Une entreprise qui réussit est une entreprise prête à modifier son business model.

Comment expliquer alors l’échec de temps d’entreprises qui se préparaient à des évolutions de marché ? Le dilemme de l’innovation. Ce concept, énoncé par le chercheur Clayton Christensen, explique l’échec d’une innovation de rupture par une absence de modèle économique ou un business model au moins inadapté. Kodak, pour continuer notre étude de cas, n’a pas voulu promouvoir son innovation pour ne pas remettre en cause son business model dominant centré sur la vente de films argentiques et son coeur de métier issu de la pétrochimie. Pour preuve, sa tentative avortée de proposer à la place des « pellicules » numériques, l’APS. Changeons le produit, pas le business ! Vouloir faire entrer une innovation dans le modèle d’une activité traditionnelle est une erreur classique qui ne conduit qu’à l’étouffement de la croissance.
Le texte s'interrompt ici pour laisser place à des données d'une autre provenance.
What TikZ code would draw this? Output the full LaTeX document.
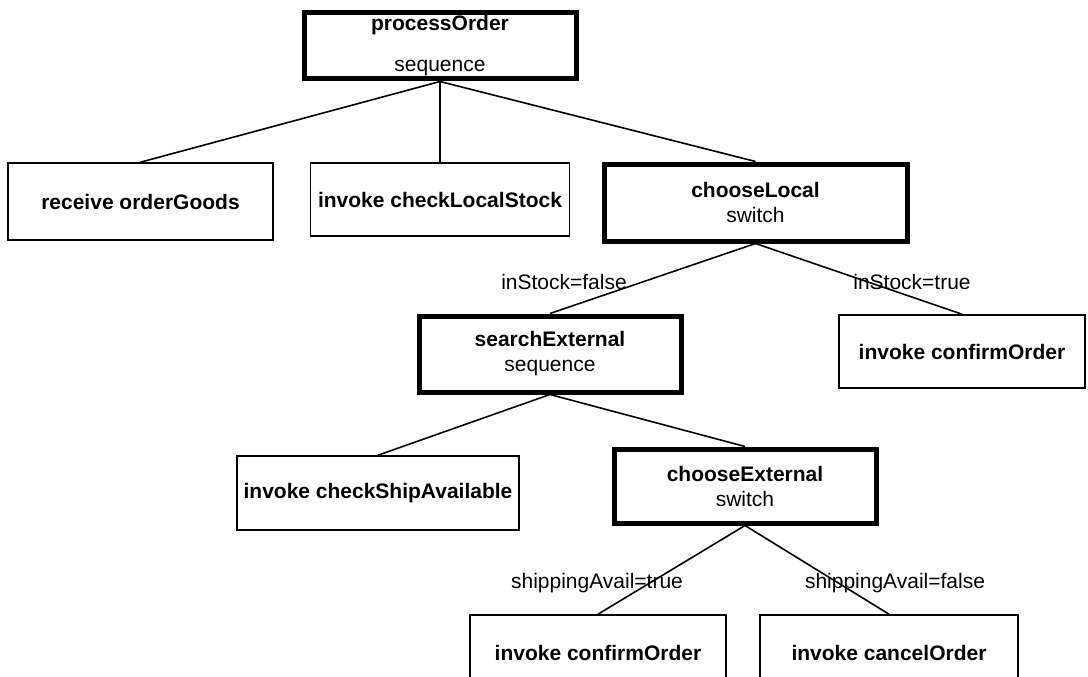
\documentclass[tikz,border=0pt]{standalone}
\usepackage{fontspec}
\setmainfont{Liberation Sans}
\begin{document}
\begin{tikzpicture}[x=1pt,y=-1pt,
  txt/.style={font=\fontsize{21}{25}\selectfont},
  box/.style={draw=black, line width=1.6pt, inner sep=0pt, align=center, txt},
  heavybox/.style={box, line width=5pt},
  link/.style={draw=black, line width=1.6pt},
  cond/.style={txt, inner sep=0pt}]
\useasboundingbox (0,0) rectangle (1088,677);
\clip (0,0) rectangle (1088,677);

% process root
\node[heavybox, minimum width=272pt, minimum height=66pt] (po) at (440,46)
  {\textbf{processOrder}\\[16pt]sequence};

% first level
\node[box, minimum width=265pt, minimum height=77pt] (recv) at (140.5,201.5)
  {\textbf{receive orderGoods}};
\node[box, minimum width=259pt, minimum height=73pt] (cls) at (440,199.5)
  {\textbf{invoke checkLocalStock}};
\node[heavybox, minimum width=303pt, minimum height=77pt] (cl) at (755.5,202.5)
  {\textbf{chooseLocal}\\switch};

% second level
\node[heavybox, minimum width=262pt, minimum height=76pt] (se) at (550,354)
  {\textbf{searchExternal}\\sequence};
\node[box, minimum width=246pt, minimum height=73pt] (co1) at (962,351.5)
  {\textbf{invoke confirmOrder}};

% third level
\node[box, minimum width=282pt, minimum height=74pt] (csa) at (378,493)
  {\textbf{invoke checkShipAvailable}};
\node[heavybox, minimum width=262pt, minimum height=74pt] (ce) at (745,486)
  {\textbf{chooseExternal}\\switch};

% fourth level
\node[box, minimum width=256pt, minimum height=76pt] (co2) at (598,653)
  {\textbf{invoke confirmOrder}};
\node[box, minimum width=258pt, minimum height=76pt] (cn) at (889,653)
  {\textbf{invoke cancelOrder}};

% connectors
\draw[link] (po.south) -- (recv.north);
\draw[link] (po.south) -- (cls.north);
\draw[link] (po.south) -- (cl.north);
\draw[link] (cl.south) -- (se.north);
\draw[link] (cl.south) -- (co1.north);
\draw[link] (se.south) -- (csa.north);
\draw[link] (se.south) -- (ce.north);
\draw[link] (ce.south) -- (co2.north);
\draw[link] (ce.south) -- (cn.north);

% branch conditions
\node[cond] (lf) at (564,282) {inStock=false};
\node[cond] (lt) at (912,282) {inStock=true};
\node[cond] (st) at (597,583) {shippingAvail=true};
\node[cond] (sf) at (895,583) {shippingAvail=false};
\end{tikzpicture}
\end{document}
On appelle cela le « cramming » ou bourrage. Cela ne vous rappelle rien ? Les médias traditionnels, et particulièrement la presse, sont aujourd’hui victimes de ce bourrage, en voulant dupliquer le modèle publicitaire du papier vers Internet. Un business model n’est pas qu’une question d’argent, c’est d’abord et surtout la capacité à rendre une offre attractive en l’adaptant au client.

Une entreprise se définit par sa capacité à résoudre une problématique client.
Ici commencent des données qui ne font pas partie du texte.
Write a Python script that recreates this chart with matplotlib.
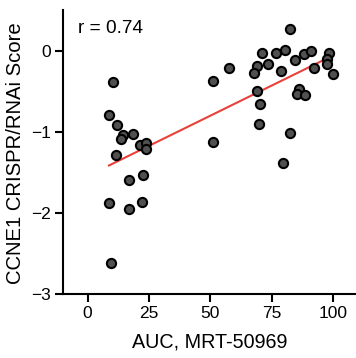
import matplotlib.pyplot as plt
import numpy as np

plt.rcParams["font.family"] = ["Liberation Sans", "DejaVu Sans"]

# AUC (MRT-50969) vs CCNE1 CRISPR/RNAi score
auc = [
    10.4, 8.7, 11.8, 14.5, 13.6, 18.3, 21.3, 23.7, 23.7, 11.4,
    16.9, 22.4, 8.7, 16.9, 22.1, 9.5,
    51.2, 50.9, 57.6, 82.4, 71.1, 76.7, 80.5, 68.8, 67.9, 73.4,
    78.6, 84.3, 88.1, 91.0, 98.4, 97.4, 97.4, 92.2, 100.0, 68.8,
    70.2, 69.9, 85.9, 85.4, 88.4, 82.3, 79.7,
]
score = [
    -0.39, -0.79, -0.92, -1.04, -1.09, -1.03, -1.16, -1.14, -1.21, -1.29,
    -1.60, -1.53, -1.88, -1.95, -1.87, -2.62,
    -0.38, -1.13, -0.22, 0.26, -0.03, -0.03, 0.01, -0.19, -0.28, -0.17,
    -0.25, -0.11, -0.04, -0.01, -0.03, -0.10, -0.16, -0.22, -0.29, -0.50,
    -0.66, -0.91, -0.47, -0.54, -0.55, -1.01, -1.39,
]
r_label = "r = 0.74"

x = np.asarray(auc)
y = np.asarray(score)

fig = plt.figure(figsize=(3.56, 3.58), dpi=100)
ax = fig.add_axes([0.177, 0.179, 0.823, 0.793])

# least-squares fit line over the data range
slope, intercept = np.polyfit(x, y, 1)
xs = np.array([x.min(), x.max()])
ax.plot(xs, slope * xs + intercept, color="#e8413c", linewidth=1.5, zorder=2)

ax.scatter(x, y, s=44, facecolor="#505050", edgecolor="black",
           linewidths=1.5, zorder=3)

ax.text(0.05, 0.965, r_label, transform=ax.transAxes, fontsize=13.7,
        va="top", ha="left")

ax.set_xlim(-10, 109.3)
ax.set_ylim(-3, 0.5)
ax.set_xticks([0, 25, 50, 75, 100])
ax.set_yticks([-3, -2, -1, 0])
ax.set_xlabel("AUC, MRT-50969", fontsize=14.2)
ax.set_ylabel("CCNE1 CRISPR/RNAi Score", fontsize=14.6)
ax.yaxis.set_label_coords(-0.13, 0.495)
ax.xaxis.set_label_coords(0.5, -0.135)

for side in ("top", "right"):
    ax.spines[side].set_visible(False)
for side in ("left", "bottom"):
    ax.spines[side].set_linewidth(1.5)
ax.tick_params(direction="out", length=5.5, width=1.5, labelsize=12.5)

fig.savefig("out.png", dpi=100)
Lorsqu’une entreprise veut s’adapter aux évolutions de son marché, elle est contrainte par un facteur déterminant, le temps. Dit autrement, sa capacité à agir vite, sachant que le nouvel entrant aura la prime du premier arrivé, à condition que le marché soit mature, et les usages des clients à minima en train d’éclore. L’innovation est une question de timing, elle ne doit arriver ni trop tôt, vous recevrez de nombreux témoignages d’estime mais pas de chiffre d’affaire, ni trop tard, vous serez alors qualifié de suiveur et n’aurez même pas l’estime. Une entreprise performante ne se définit pas par son marché mais par sa capacité à répondre à une problématique client. Elle doit donc le comprendre le mieux possible, ce que l’on appelle désormais l’approche orientée client, ce qui ne se fait pas du jour au lendemain mais se prépare longtemps à l’avance afin de construire sa croissance. D’où l’expression « shapping the future ». Plus votre connaissance client sera forte, plus vous pourrez innover ou vous adapter rapidement avec de meilleurs produits. Réagir vite sans préparation permet seulement de sauver les meubles, et toute agile que soit votre entreprise, vous resterez l’outsider. Ce qui n’est pas forcément mauvais en soi si votre business repose sur la croissance à court terme et que vous ne visez pas la première place. Mais cela est problématique si vous cherchez à être le leader de votre marché. Regardez l’échec cuisant de Google face à Facebook avec ses tentatives de concurrence via son réseau social Orkut, puis Google Wave, Google Buzz et enfin Google+. Un échec cuisant. Le secret est finalement assez simple à définir mais souvent difficile à mettre en oeuvre : toujours chercher à avoir une longueur d’avance.